> **DATA BLOCK**:
--------------------------------------------------

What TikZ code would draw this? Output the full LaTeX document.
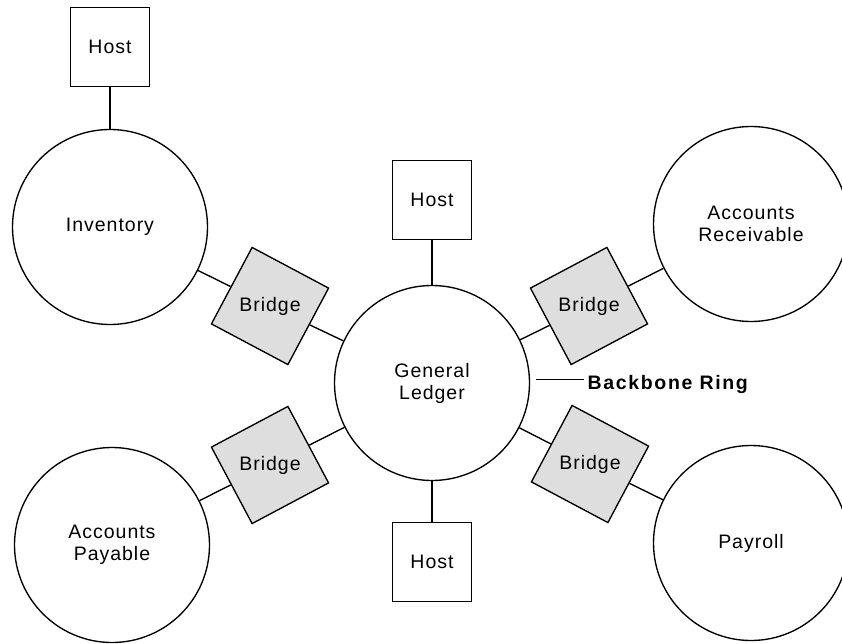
\documentclass[tikz,border=0pt]{standalone}
\usepackage{fontspec}
\newfontfamily\netfont{Liberation Sans}[LetterSpace=5]
\usetikzlibrary{shapes.geometric}

\begin{document}
\begin{tikzpicture}[x=1pt, y=-1pt, line width=1.35pt,
		font=\netfont\fontsize{19.5}{22}\selectfont,
		ring/.style={draw, circle, minimum size=195pt, inner sep=0pt, align=center},
		host/.style={draw, minimum size=79pt, inner sep=0pt},
		bridge/.style={draw, fill=black!13, regular polygon, regular polygon sides=4,
			minimum size=110pt, inner sep=0pt}]
		\useasboundingbox (0,0) rectangle (842,644);
		% кольца
		\node[ring] (gl) at (432,383) {General\\Ledger};
		\node[ring] (inv) at (110,227) {Inventory};
		\node[ring] (ar) at (751,224) {Accounts\\Receivable};
		\node[ring] (ap) at (112,545) {Accounts\\Payable};
		\node[ring] (pay) at (751,543) {Payroll};
		% хосты
		\foreach \name/\x/\y in {h1/110/47, h2/432/200, h3/432/562}{
			\node[host] (\name) at (\x,\y) {Host};
		}
		% мосты
		\foreach \name/\x/\y/\a in {b1/270/306/-28, b2/589/306/28,
			b3/270/465/28, b4/590/464/-28}{
			\node[bridge, shape border rotate=\a] (\name) at (\x,\y) {Bridge};
		}
		% связи
		\foreach \a/\b in {h1/inv, h2/gl, gl/h3, inv/b1, b1/gl, ar/b2, b2/gl,
			ap/b3, b3/gl, gl/b4, b4/pay}{
			\draw (\a) -- (\b);
		}
		% подпись кольца
		\coordinate (tick) at (536,379);
		\node[anchor=west, inner sep=3pt,
			font=\netfont\bfseries\addfontfeatures{LetterSpace=8.5}\fontsize{19.5}{22}\selectfont]
			(bb) at (584,384) {Backbone Ring};
		\draw[line width=1pt] (tick) -- (tick -| bb.west);
	\end{tikzpicture}
\end{document}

--------------------------------------------------

Please write out all of the material above without changing a word, and omit any pictures.

> **EXERCISE RESPONSE**:
What TikZ code would draw this? Output the full LaTeX document.
\documentclass[tikz,border=0pt]{standalone}
\usepackage{fontspec}
\newfontfamily\netfont{Liberation Sans}[LetterSpace=5]
\usetikzlibrary{shapes.geometric}

\begin{document}
\begin{tikzpicture}[x=1pt, y=-1pt, line width=1.35pt,
		font=\netfont\fontsize{19.5}{22}\selectfont,
		ring/.style={draw, circle, minimum size=195pt, inner sep=0pt, align=center},
		host/.style={draw, minimum size=79pt, inner sep=0pt},
		bridge/.style={draw, fill=black!13, regular polygon, regular polygon sides=4,
			minimum size=110pt, inner sep=0pt}]
		\useasboundingbox (0,0) rectangle (842,644);
		% кольца
		\node[ring] (gl) at (432,383) {General\\Ledger};
		\node[ring] (inv) at (110,227) {Inventory};
		\node[ring] (ar) at (751,224) {Accounts\\Receivable};
		\node[ring] (ap) at (112,545) {Accounts\\Payable};
		\node[ring] (pay) at (751,543) {Payroll};
		% хосты
		\foreach \name/\x/\y in {h1/110/47, h2/432/200, h3/432/562}{
			\node[host] (\name) at (\x,\y) {Host};
		}
		% мосты
		\foreach \name/\x/\y/\a in {b1/270/306/-28, b2/589/306/28,
			b3/270/465/28, b4/590/464/-28}{
			\node[bridge, shape border rotate=\a] (\name) at (\x,\y) {Bridge};
		}
		% связи
		\foreach \a/\b in {h1/inv, h2/gl, gl/h3, inv/b1, b1/gl, ar/b2, b2/gl,
			ap/b3, b3/gl, gl/b4, b4/pay}{
			\draw (\a) -- (\b);
		}
		% подпись кольца
		\coordinate (tick) at (536,379);
		\node[anchor=west, inner sep=3pt,
			font=\netfont\bfseries\addfontfeatures{LetterSpace=8.5}\fontsize{19.5}{22}\selectfont]
			(bb) at (584,384) {Backbone Ring};
		\draw[line width=1pt] (tick) -- (tick -| bb.west);
	\end{tikzpicture}
\end{document}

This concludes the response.